▸ Data lines
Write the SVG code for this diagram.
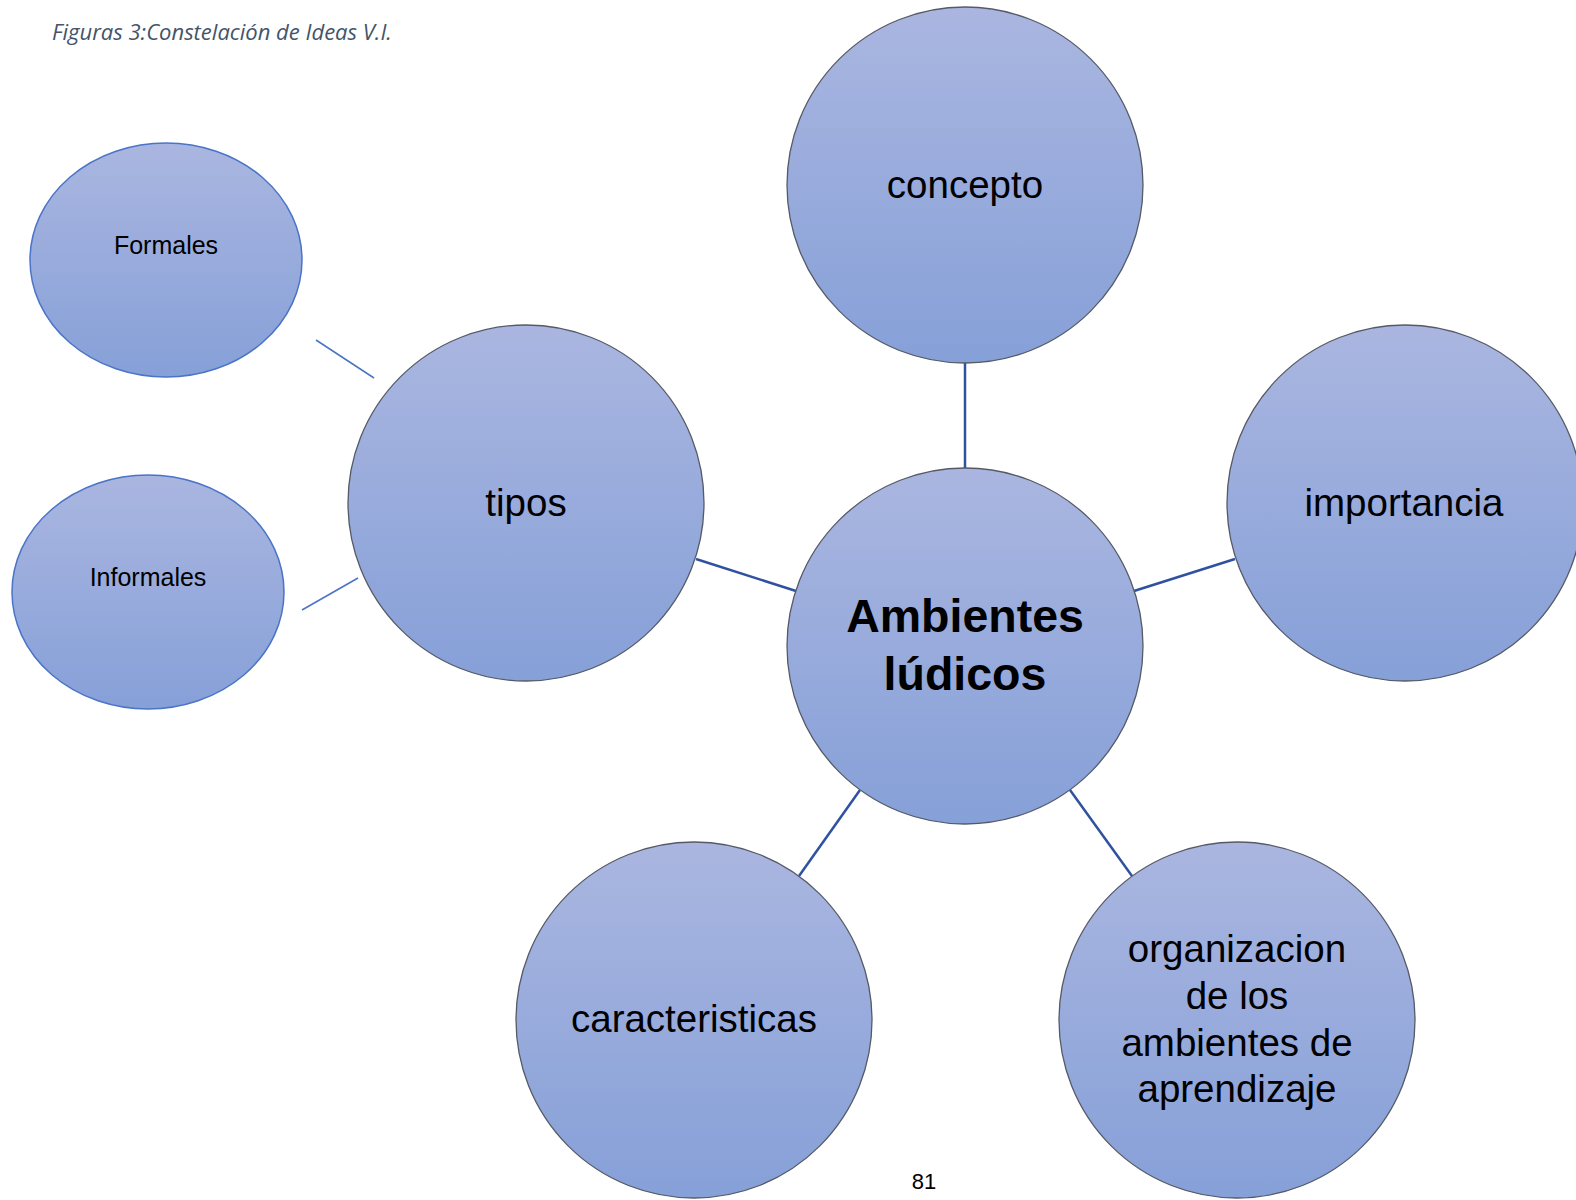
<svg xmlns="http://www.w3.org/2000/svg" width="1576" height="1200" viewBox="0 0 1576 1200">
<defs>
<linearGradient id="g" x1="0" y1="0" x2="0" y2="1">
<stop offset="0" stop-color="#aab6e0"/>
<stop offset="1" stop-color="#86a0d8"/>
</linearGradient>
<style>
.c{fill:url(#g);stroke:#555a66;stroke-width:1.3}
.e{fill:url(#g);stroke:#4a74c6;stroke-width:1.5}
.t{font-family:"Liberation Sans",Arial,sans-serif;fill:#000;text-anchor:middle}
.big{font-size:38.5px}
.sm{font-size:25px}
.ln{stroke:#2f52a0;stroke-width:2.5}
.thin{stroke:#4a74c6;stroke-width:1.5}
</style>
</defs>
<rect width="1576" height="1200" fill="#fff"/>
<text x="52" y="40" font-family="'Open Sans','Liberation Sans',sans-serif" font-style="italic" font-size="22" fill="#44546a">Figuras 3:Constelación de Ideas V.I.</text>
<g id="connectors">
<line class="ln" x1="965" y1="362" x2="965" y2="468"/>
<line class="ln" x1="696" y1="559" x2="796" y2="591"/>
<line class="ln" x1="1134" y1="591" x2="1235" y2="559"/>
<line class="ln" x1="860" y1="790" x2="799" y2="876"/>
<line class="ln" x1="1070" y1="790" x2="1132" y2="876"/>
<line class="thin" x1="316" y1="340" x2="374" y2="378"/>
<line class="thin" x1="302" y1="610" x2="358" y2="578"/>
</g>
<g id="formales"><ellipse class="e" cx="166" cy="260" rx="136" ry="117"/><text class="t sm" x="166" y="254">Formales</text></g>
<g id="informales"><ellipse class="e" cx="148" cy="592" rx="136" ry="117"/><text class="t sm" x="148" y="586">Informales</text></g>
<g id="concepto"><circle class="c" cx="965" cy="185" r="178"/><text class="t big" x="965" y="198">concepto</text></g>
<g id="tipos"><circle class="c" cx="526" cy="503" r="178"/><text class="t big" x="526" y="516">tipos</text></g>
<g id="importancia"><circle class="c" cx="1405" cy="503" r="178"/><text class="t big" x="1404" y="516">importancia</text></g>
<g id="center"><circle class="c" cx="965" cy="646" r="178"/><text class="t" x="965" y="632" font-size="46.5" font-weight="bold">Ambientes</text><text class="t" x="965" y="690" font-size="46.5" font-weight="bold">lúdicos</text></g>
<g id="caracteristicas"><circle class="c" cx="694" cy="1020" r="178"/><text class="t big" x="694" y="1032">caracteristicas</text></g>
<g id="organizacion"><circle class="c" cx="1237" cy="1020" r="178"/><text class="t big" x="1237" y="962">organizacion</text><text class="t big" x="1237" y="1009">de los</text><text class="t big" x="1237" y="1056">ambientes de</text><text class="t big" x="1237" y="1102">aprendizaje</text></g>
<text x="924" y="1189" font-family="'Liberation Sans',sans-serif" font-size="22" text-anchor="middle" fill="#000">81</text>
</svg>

▸ What needs to be done
Copy out the whole listing exactly, and don't carry over any pictures.

▸ Complete output
Write the SVG code for this diagram.
<svg xmlns="http://www.w3.org/2000/svg" width="1576" height="1200" viewBox="0 0 1576 1200">
<defs>
<linearGradient id="g" x1="0" y1="0" x2="0" y2="1">
<stop offset="0" stop-color="#aab6e0"/>
<stop offset="1" stop-color="#86a0d8"/>
</linearGradient>
<style>
.c{fill:url(#g);stroke:#555a66;stroke-width:1.3}
.e{fill:url(#g);stroke:#4a74c6;stroke-width:1.5}
.t{font-family:"Liberation Sans",Arial,sans-serif;fill:#000;text-anchor:middle}
.big{font-size:38.5px}
.sm{font-size:25px}
.ln{stroke:#2f52a0;stroke-width:2.5}
.thin{stroke:#4a74c6;stroke-width:1.5}
</style>
</defs>
<rect width="1576" height="1200" fill="#fff"/>
<text x="52" y="40" font-family="'Open Sans','Liberation Sans',sans-serif" font-style="italic" font-size="22" fill="#44546a">Figuras 3:Constelación de Ideas V.I.</text>
<g id="connectors">
<line class="ln" x1="965" y1="362" x2="965" y2="468"/>
<line class="ln" x1="696" y1="559" x2="796" y2="591"/>
<line class="ln" x1="1134" y1="591" x2="1235" y2="559"/>
<line class="ln" x1="860" y1="790" x2="799" y2="876"/>
<line class="ln" x1="1070" y1="790" x2="1132" y2="876"/>
<line class="thin" x1="316" y1="340" x2="374" y2="378"/>
<line class="thin" x1="302" y1="610" x2="358" y2="578"/>
</g>
<g id="formales"><ellipse class="e" cx="166" cy="260" rx="136" ry="117"/><text class="t sm" x="166" y="254">Formales</text></g>
<g id="informales"><ellipse class="e" cx="148" cy="592" rx="136" ry="117"/><text class="t sm" x="148" y="586">Informales</text></g>
<g id="concepto"><circle class="c" cx="965" cy="185" r="178"/><text class="t big" x="965" y="198">concepto</text></g>
<g id="tipos"><circle class="c" cx="526" cy="503" r="178"/><text class="t big" x="526" y="516">tipos</text></g>
<g id="importancia"><circle class="c" cx="1405" cy="503" r="178"/><text class="t big" x="1404" y="516">importancia</text></g>
<g id="center"><circle class="c" cx="965" cy="646" r="178"/><text class="t" x="965" y="632" font-size="46.5" font-weight="bold">Ambientes</text><text class="t" x="965" y="690" font-size="46.5" font-weight="bold">lúdicos</text></g>
<g id="caracteristicas"><circle class="c" cx="694" cy="1020" r="178"/><text class="t big" x="694" y="1032">caracteristicas</text></g>
<g id="organizacion"><circle class="c" cx="1237" cy="1020" r="178"/><text class="t big" x="1237" y="962">organizacion</text><text class="t big" x="1237" y="1009">de los</text><text class="t big" x="1237" y="1056">ambientes de</text><text class="t big" x="1237" y="1102">aprendizaje</text></g>
<text x="924" y="1189" font-family="'Liberation Sans',sans-serif" font-size="22" text-anchor="middle" fill="#000">81</text>
</svg>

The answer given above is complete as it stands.